The choice of a proportional voting system was deliberately selected by the architects
of the election to dilute the power of the bigger parties and lower the odds for
the smaller ones. A special ballot counting system was also introduced which will
give a disputed seat to the smaller party in the event of a tie.
But most observers think the minor parties have little hope of making a big impact
in the election.
"The smaller parties have already lost because what really shapes the preferences
of the people is power. Second is what people think about the possibility of war.
So many people say they are going to decide on what they think will be the least
likely route to war," Brown said.
He said that in such an election environment it would be the big parties that would
prosper, especially the powerful Phnom Penh party.
Many of the smaller parties are pinning their hopes on a promise by Hun Sen that
he will invite them into a coalition government should he win.

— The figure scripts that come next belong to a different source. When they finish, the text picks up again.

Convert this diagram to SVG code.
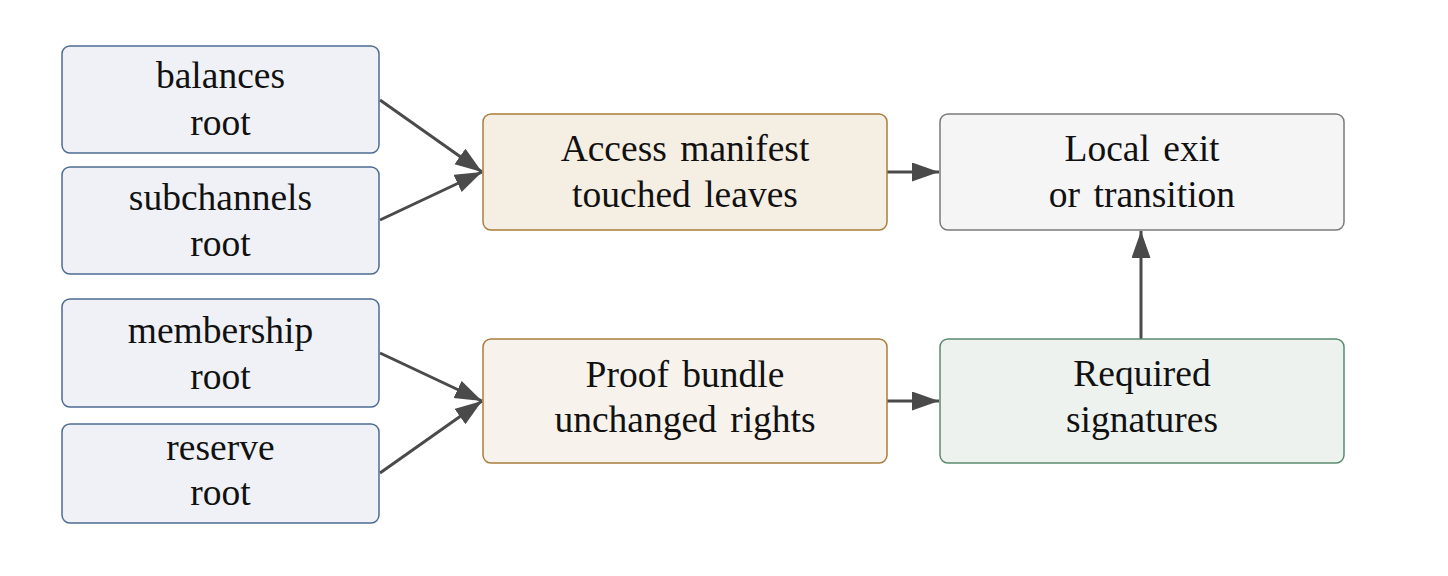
<svg xmlns="http://www.w3.org/2000/svg" width="1448" height="576" viewBox="0 0 1448 576">
<style>
text{font-family:'Liberation Serif','Times New Roman',serif;font-size:37.5px;fill:#111;text-anchor:middle;word-spacing:4px}
.root rect{fill:#eff1f6;stroke:#4d6b93;stroke-width:1.5}
.mid rect{fill:#f5eee3;stroke:#a97d3e;stroke-width:1.5}
.mid2 rect{fill:#f7f3ec;stroke:#a97d3e;stroke-width:1.5}
.out rect{fill:#f5f5f5;stroke:#7a7a7a;stroke-width:1.5}
.sig rect{fill:#edf2ef;stroke:#5b8a6f;stroke-width:1.5}
.edge{stroke:#4a4a4a;stroke-width:3;fill:none;marker-end:url(#ah)}
</style>
<defs>
<marker id="ah" markerUnits="userSpaceOnUse" markerWidth="28" markerHeight="20" refX="27" refY="9.5" orient="auto">
<path d="M0,0 L27,9.5 L0,19 z" fill="#4a4a4a"/>
</marker>
</defs>
<rect width="1448" height="576" fill="#fff"/>
<g id="edges">
<line class="edge" x1="380" y1="100" x2="482" y2="172"/>
<line class="edge" x1="380" y1="220" x2="482" y2="172"/>
<line class="edge" x1="380" y1="353" x2="482" y2="401"/>
<line class="edge" x1="380" y1="473" x2="482" y2="401"/>
<line class="edge" x1="887" y1="172" x2="939" y2="172"/>
<line class="edge" x1="887" y1="401" x2="939" y2="401"/>
<line class="edge" x1="1141" y1="339" x2="1141" y2="231"/>
</g>
<g id="balances" class="root"><rect x="62" y="46" width="317" height="107" rx="8"/><text x="220.5" y="88">balances</text><text x="220.5" y="135">root</text></g>
<g id="subchannels" class="root"><rect x="62" y="167" width="317" height="107" rx="8"/><text x="220.5" y="210">subchannels</text><text x="220.5" y="256">root</text></g>
<g id="membership" class="root"><rect x="62" y="299" width="317" height="108" rx="8"/><text x="220.5" y="343">membership</text><text x="220.5" y="389">root</text></g>
<g id="reserve" class="root"><rect x="62" y="424" width="317" height="99" rx="8"/><text x="220.5" y="460">reserve</text><text x="220.5" y="505">root</text></g>
<g id="access" class="mid"><rect x="483" y="114" width="404" height="116" rx="8"/><text x="685" y="161">Access manifest</text><text x="685" y="207">touched leaves</text></g>
<g id="proof" class="mid2"><rect x="483" y="339" width="404" height="124" rx="8"/><text x="685" y="387">Proof bundle</text><text x="685" y="432">unchanged rights</text></g>
<g id="local" class="out"><rect x="940" y="114" width="404" height="116" rx="8"/><text x="1142" y="161">Local exit</text><text x="1142" y="207">or transition</text></g>
<g id="required" class="sig"><rect x="940" y="339" width="404" height="124" rx="8"/><text x="1142" y="386">Required</text><text x="1142" y="432">signatures</text></g>
</svg>
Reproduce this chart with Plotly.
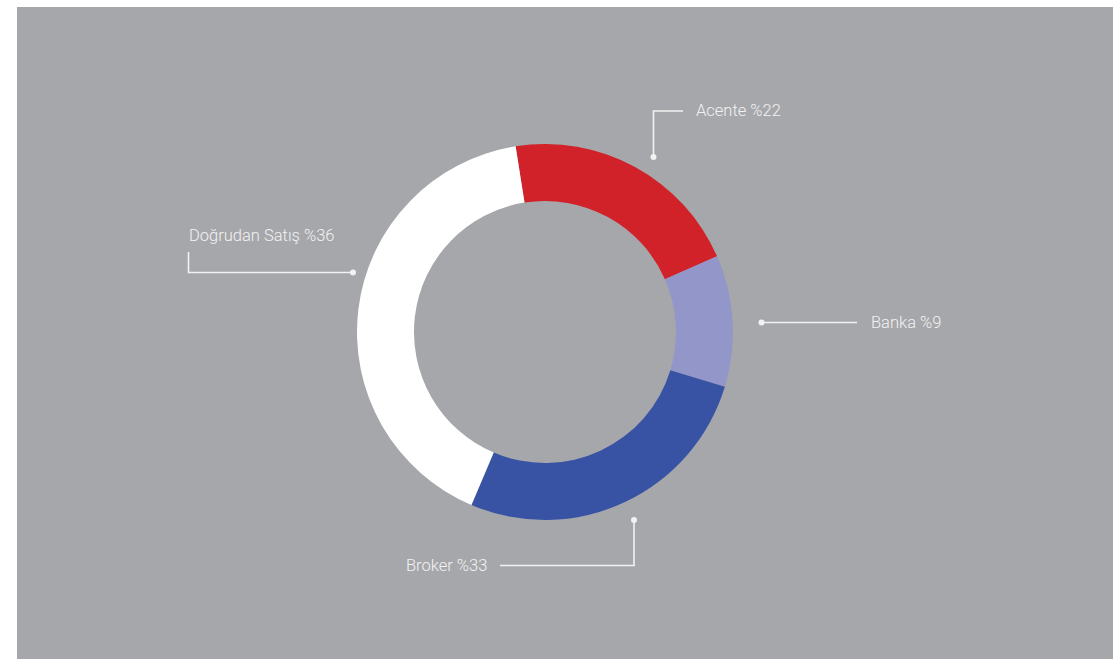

The six American-styled parties have formed a loose alliance, and say they have agreed
to work together after the election in the hope of having a voice in the formation
of the constitution.
What votes they do win are likely to come from a network they have slowly built through
friends, relatives and connections they established in the refugee camps.
In a country where losers in the battle for power have traditionally "gone to
the jungle" to take up armed struggle, many observers, say that some of the
idealistic new parties represent an encouraging trend.
"I have only listened to their reports of their frustrations and their minimal
successes and what is most striking about some of the smaller parties is that they
say they are more concerned about planting the seeds of democracy than winning,"
A case in point is Cham Sing, secretary general of the Neutral Democratic Party of
Cambodia, which was formed by a group made up mostly of school teachers from California.
"The election is an opportunity for us to find a peaceful solution to years
of violence. Our party may not win in this election but we can win in the next one.
This is just the beginning of the democratic process," he told Free Choice magazine.